» **DATA EXCERPT**:

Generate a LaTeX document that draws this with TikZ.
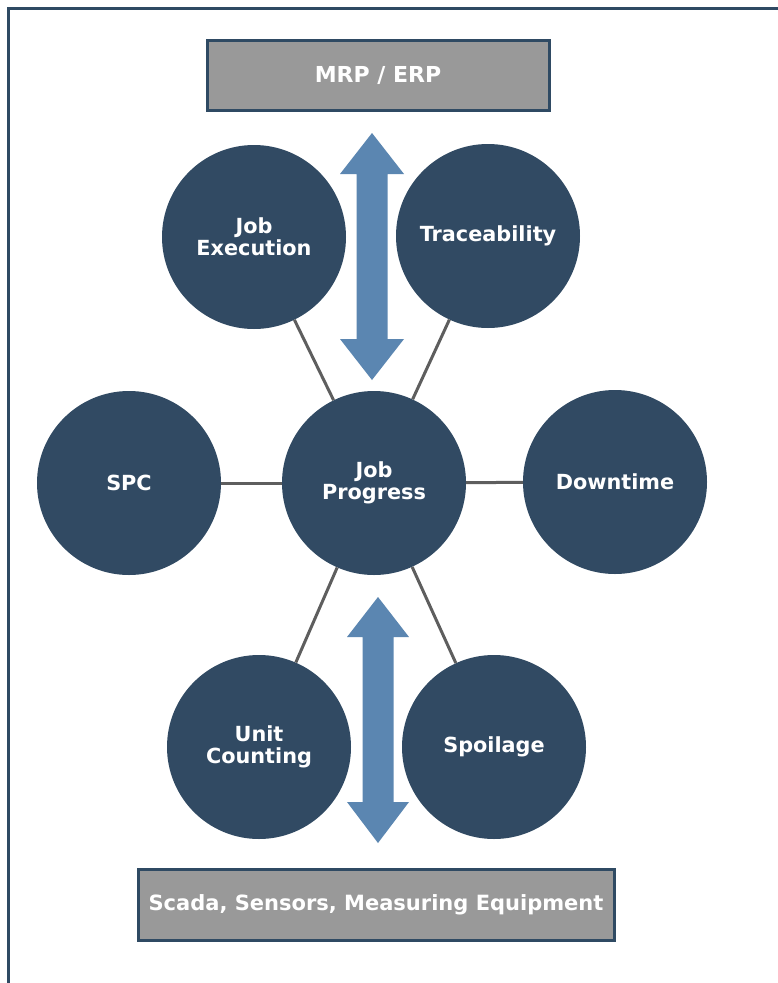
\documentclass[tikz,border=0pt]{standalone}
\usepackage{fontspec}
\setmainfont{DejaVu Sans}
\definecolor{navy}{HTML}{314A63}
\definecolor{framec}{HTML}{2F4A63}
\definecolor{arrowc}{HTML}{5B86B1}
\definecolor{boxgray}{HTML}{999999}
\definecolor{spokec}{HTML}{5E5E5E}
\tikzset{
  bubble/.style={circle, fill=navy, text=white, minimum size=184pt, inner sep=0pt,
    align=center, font=\bfseries\fontsize{20.8}{22}\selectfont},
  sysbox/.style={rectangle, fill=boxgray, draw=framec, line width=3pt, text=white,
    inner sep=0pt, font=\bfseries\fontsize{21}{24}\selectfont},
  spoke/.style={draw=spokec, line width=3pt},
  bigarrow/.style={fill=arrowc, draw=none},
}
\begin{document}
\begin{tikzpicture}[x=1pt,y=-1pt]
\useasboundingbox[fill=white] (0,0) rectangle (778,983);
% frame
\draw[framec, line width=3.5pt] (8.5,983) -- (8.5,8.5) -- (778,8.5);
% system boxes
\node[sysbox, minimum width=342pt, minimum height=70pt, font=\bfseries\fontsize{22}{24}\selectfont] (mrp) at (378,75) {MRP / ERP};
\node[sysbox, minimum width=476pt, minimum height=71pt] (scada) at (376,905) {Scada, Sensors, Measuring Equipment};
% bubbles
\node[bubble] (jp) at (374,483) {Job\\Progress};
\node[bubble] (je) at (254,237) {Job\\Execution};
\node[bubble] (tr) at (488,236) {Traceability};
\node[bubble] (spc) at (129,483) {SPC};
\node[bubble] (dt) at (615,482) {Downtime};
\node[bubble] (uc) at (259,747) {Unit\\Counting};
\node[bubble] (sp) at (494,747) {Spoilage};
% spokes
\foreach \n in {je,tr,spc,dt,uc,sp}{
  \draw[spoke] (jp) -- (\n);
}
% arrows
\fill[bigarrow] (372,133) -- (404,174) -- (387.5,174) -- (387.5,339) -- (404,339)
  -- (372,380) -- (340,339) -- (356.5,339) -- (356.5,174) -- (340,174) -- cycle;
\fill[bigarrow] (378,597) -- (409,637) -- (393.5,637) -- (393.5,802) -- (409,802)
  -- (378,843) -- (347,802) -- (362.5,802) -- (362.5,637) -- (347,637) -- cycle;
\end{tikzpicture}
\end{document}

» **WRITTEN TASK**:
Restate the entire listing word for word, excluding pictures.

» **RIGHT ANSWER**:
Generate a LaTeX document that draws this with TikZ.
\documentclass[tikz,border=0pt]{standalone}
\usepackage{fontspec}
\setmainfont{DejaVu Sans}
\definecolor{navy}{HTML}{314A63}
\definecolor{framec}{HTML}{2F4A63}
\definecolor{arrowc}{HTML}{5B86B1}
\definecolor{boxgray}{HTML}{999999}
\definecolor{spokec}{HTML}{5E5E5E}
\tikzset{
  bubble/.style={circle, fill=navy, text=white, minimum size=184pt, inner sep=0pt,
    align=center, font=\bfseries\fontsize{20.8}{22}\selectfont},
  sysbox/.style={rectangle, fill=boxgray, draw=framec, line width=3pt, text=white,
    inner sep=0pt, font=\bfseries\fontsize{21}{24}\selectfont},
  spoke/.style={draw=spokec, line width=3pt},
  bigarrow/.style={fill=arrowc, draw=none},
}
\begin{document}
\begin{tikzpicture}[x=1pt,y=-1pt]
\useasboundingbox[fill=white] (0,0) rectangle (778,983);
% frame
\draw[framec, line width=3.5pt] (8.5,983) -- (8.5,8.5) -- (778,8.5);
% system boxes
\node[sysbox, minimum width=342pt, minimum height=70pt, font=\bfseries\fontsize{22}{24}\selectfont] (mrp) at (378,75) {MRP / ERP};
\node[sysbox, minimum width=476pt, minimum height=71pt] (scada) at (376,905) {Scada, Sensors, Measuring Equipment};
% bubbles
\node[bubble] (jp) at (374,483) {Job\\Progress};
\node[bubble] (je) at (254,237) {Job\\Execution};
\node[bubble] (tr) at (488,236) {Traceability};
\node[bubble] (spc) at (129,483) {SPC};
\node[bubble] (dt) at (615,482) {Downtime};
\node[bubble] (uc) at (259,747) {Unit\\Counting};
\node[bubble] (sp) at (494,747) {Spoilage};
% spokes
\foreach \n in {je,tr,spc,dt,uc,sp}{
  \draw[spoke] (jp) -- (\n);
}
% arrows
\fill[bigarrow] (372,133) -- (404,174) -- (387.5,174) -- (387.5,339) -- (404,339)
  -- (372,380) -- (340,339) -- (356.5,339) -- (356.5,174) -- (340,174) -- cycle;
\fill[bigarrow] (378,597) -- (409,637) -- (393.5,637) -- (393.5,802) -- (409,802)
  -- (378,843) -- (347,802) -- (362.5,802) -- (362.5,637) -- (347,637) -- cycle;
\end{tikzpicture}
\end{document}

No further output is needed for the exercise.